The news that Jim Nabors had died, at the ripe old age of 87, took me by surprise, mainly because I was surprised that he was still alive this far into the 21st Century. Nabors was best known for his portrayal of the klutzy, naïve but lovable, Gomer Pyle. He played at first, the most incompetent gas station attendant in Mayberry on the “Andy Griffin Show,” and next, the funniest Marine private in the history of the Corps in, “Gomer Pyle, USMC.” Nabors was famous for a couple of other things as well, but more of that anon.

The klutzy Marine who never went to war

Just as the fictional town of Mayberry was a southern town that existed in an alternate universe in which no civil rights struggle, Ku Klux Klan, or black people existed, Gomer Pyle’s Marine Corps resided in a place where there was no Vietnam War. Sitcoms in the 1960s, before “All in the Family” changed things forever, didn’t involve themselves in issues. Vietnam was not even mentioned during the five or so yearlong run of “Gomer Pyle Usmc.”

The trope was that Pyle was the most irritating Marine private there ever was, which served as a constant source of exasperation to Gunnery Sergeant Carter, the gruff, but hardly the severe sort of character that R. Lee Emery later made famous.

I have fond memories of the show, which I watched religiously between 1964 and 1969. By modern standards, it was fluff but that was okay for a nine to twelve-year-old. The show was family friendly in a way that is non-existent on modern television.

A night at the rodeo

Because I liked the show, I greeted the annual trip to the Houston Livestock Show and Rodeo, in the spring of 1967, with rare excitement when I learned that Jim Nabors would be the featured entertainment.

Along with the bronco riding and other sports that features strong men and large animals, the Houston Rodeo always featured entertainment. I was not sure what I expected from Nabors, perhaps comedy riffs based on the show.

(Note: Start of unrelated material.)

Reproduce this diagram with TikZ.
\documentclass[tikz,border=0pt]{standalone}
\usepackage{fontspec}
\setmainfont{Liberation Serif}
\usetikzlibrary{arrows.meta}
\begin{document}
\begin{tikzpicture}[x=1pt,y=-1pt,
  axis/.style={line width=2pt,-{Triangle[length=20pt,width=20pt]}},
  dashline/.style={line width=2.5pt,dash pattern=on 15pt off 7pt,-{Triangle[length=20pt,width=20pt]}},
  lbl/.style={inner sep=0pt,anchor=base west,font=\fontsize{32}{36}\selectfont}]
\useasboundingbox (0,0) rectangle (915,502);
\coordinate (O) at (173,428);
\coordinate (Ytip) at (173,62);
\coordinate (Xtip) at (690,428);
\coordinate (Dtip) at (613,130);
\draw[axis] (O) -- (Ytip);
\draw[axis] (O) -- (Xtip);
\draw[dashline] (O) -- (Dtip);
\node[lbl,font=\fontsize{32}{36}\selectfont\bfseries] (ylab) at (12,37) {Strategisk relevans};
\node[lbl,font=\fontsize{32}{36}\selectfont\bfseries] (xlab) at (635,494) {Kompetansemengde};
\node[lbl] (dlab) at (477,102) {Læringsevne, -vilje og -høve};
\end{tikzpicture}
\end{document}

Instead, Nabors belted out songs in a deep, authoritative, baritone voice that I had never heard come out of that mouth, which usually uttered soft pitched catchphrases like, “Shazam!” Nabors was apparently a man of more than one talent.

The Rock Hudson rumor

One other interesting fact about Nabors was that he was a closeted gay man until 2013 when he married his long-term partner, Stan Cadwallader, in Seattle, a month after same-sex marriage became legal in Washington State. A story was put out in the 1970s that Nabors had “married” Rock Hudson, another closeted gay actor. The two were never more than friends. Though the rumor started as a joke, it was spread far and wide by people who took it seriously. As a result, Nabors and Hudson never spoke to one another again.